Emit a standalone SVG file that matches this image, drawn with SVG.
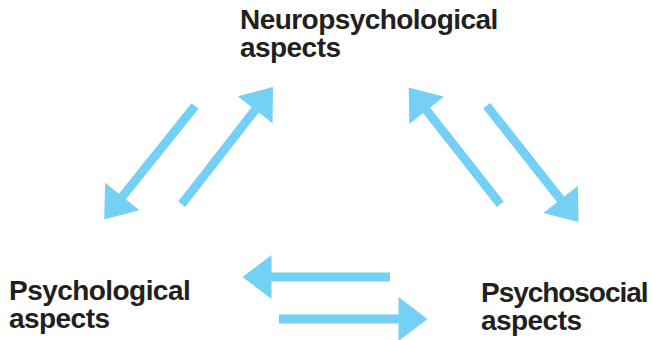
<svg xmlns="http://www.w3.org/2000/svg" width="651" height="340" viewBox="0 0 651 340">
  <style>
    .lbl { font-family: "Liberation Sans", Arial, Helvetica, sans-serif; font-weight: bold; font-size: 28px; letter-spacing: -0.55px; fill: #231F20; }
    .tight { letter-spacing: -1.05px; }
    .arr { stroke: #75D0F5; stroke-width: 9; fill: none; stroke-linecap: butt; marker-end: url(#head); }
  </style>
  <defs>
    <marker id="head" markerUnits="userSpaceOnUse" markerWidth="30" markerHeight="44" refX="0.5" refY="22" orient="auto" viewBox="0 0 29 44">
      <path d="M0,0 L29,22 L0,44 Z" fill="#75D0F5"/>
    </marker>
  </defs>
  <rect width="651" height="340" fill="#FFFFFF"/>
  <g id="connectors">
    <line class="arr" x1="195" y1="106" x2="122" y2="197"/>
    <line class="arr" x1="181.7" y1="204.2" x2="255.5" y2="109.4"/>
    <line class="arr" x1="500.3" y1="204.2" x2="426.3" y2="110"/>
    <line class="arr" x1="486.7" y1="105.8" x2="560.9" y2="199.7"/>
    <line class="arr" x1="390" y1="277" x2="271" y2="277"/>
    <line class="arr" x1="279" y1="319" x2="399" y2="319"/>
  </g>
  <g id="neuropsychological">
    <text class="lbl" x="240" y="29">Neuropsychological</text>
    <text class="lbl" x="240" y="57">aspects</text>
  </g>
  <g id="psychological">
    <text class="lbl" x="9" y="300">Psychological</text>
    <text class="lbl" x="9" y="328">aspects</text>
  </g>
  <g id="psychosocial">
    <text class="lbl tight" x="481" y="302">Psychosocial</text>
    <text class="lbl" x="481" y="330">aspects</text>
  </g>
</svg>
——————————
■ **GOAL**
Write out the whole listing again, exactly, with no pictures.

■ **SOLVED EXERCISE**
Emit a standalone SVG file that matches this image, drawn with SVG.
<svg xmlns="http://www.w3.org/2000/svg" width="651" height="340" viewBox="0 0 651 340">
  <style>
    .lbl { font-family: "Liberation Sans", Arial, Helvetica, sans-serif; font-weight: bold; font-size: 28px; letter-spacing: -0.55px; fill: #231F20; }
    .tight { letter-spacing: -1.05px; }
    .arr { stroke: #75D0F5; stroke-width: 9; fill: none; stroke-linecap: butt; marker-end: url(#head); }
  </style>
  <defs>
    <marker id="head" markerUnits="userSpaceOnUse" markerWidth="30" markerHeight="44" refX="0.5" refY="22" orient="auto" viewBox="0 0 29 44">
      <path d="M0,0 L29,22 L0,44 Z" fill="#75D0F5"/>
    </marker>
  </defs>
  <rect width="651" height="340" fill="#FFFFFF"/>
  <g id="connectors">
    <line class="arr" x1="195" y1="106" x2="122" y2="197"/>
    <line class="arr" x1="181.7" y1="204.2" x2="255.5" y2="109.4"/>
    <line class="arr" x1="500.3" y1="204.2" x2="426.3" y2="110"/>
    <line class="arr" x1="486.7" y1="105.8" x2="560.9" y2="199.7"/>
    <line class="arr" x1="390" y1="277" x2="271" y2="277"/>
    <line class="arr" x1="279" y1="319" x2="399" y2="319"/>
  </g>
  <g id="neuropsychological">
    <text class="lbl" x="240" y="29">Neuropsychological</text>
    <text class="lbl" x="240" y="57">aspects</text>
  </g>
  <g id="psychological">
    <text class="lbl" x="9" y="300">Psychological</text>
    <text class="lbl" x="9" y="328">aspects</text>
  </g>
  <g id="psychosocial">
    <text class="lbl tight" x="481" y="302">Psychosocial</text>
    <text class="lbl" x="481" y="330">aspects</text>
  </g>
</svg>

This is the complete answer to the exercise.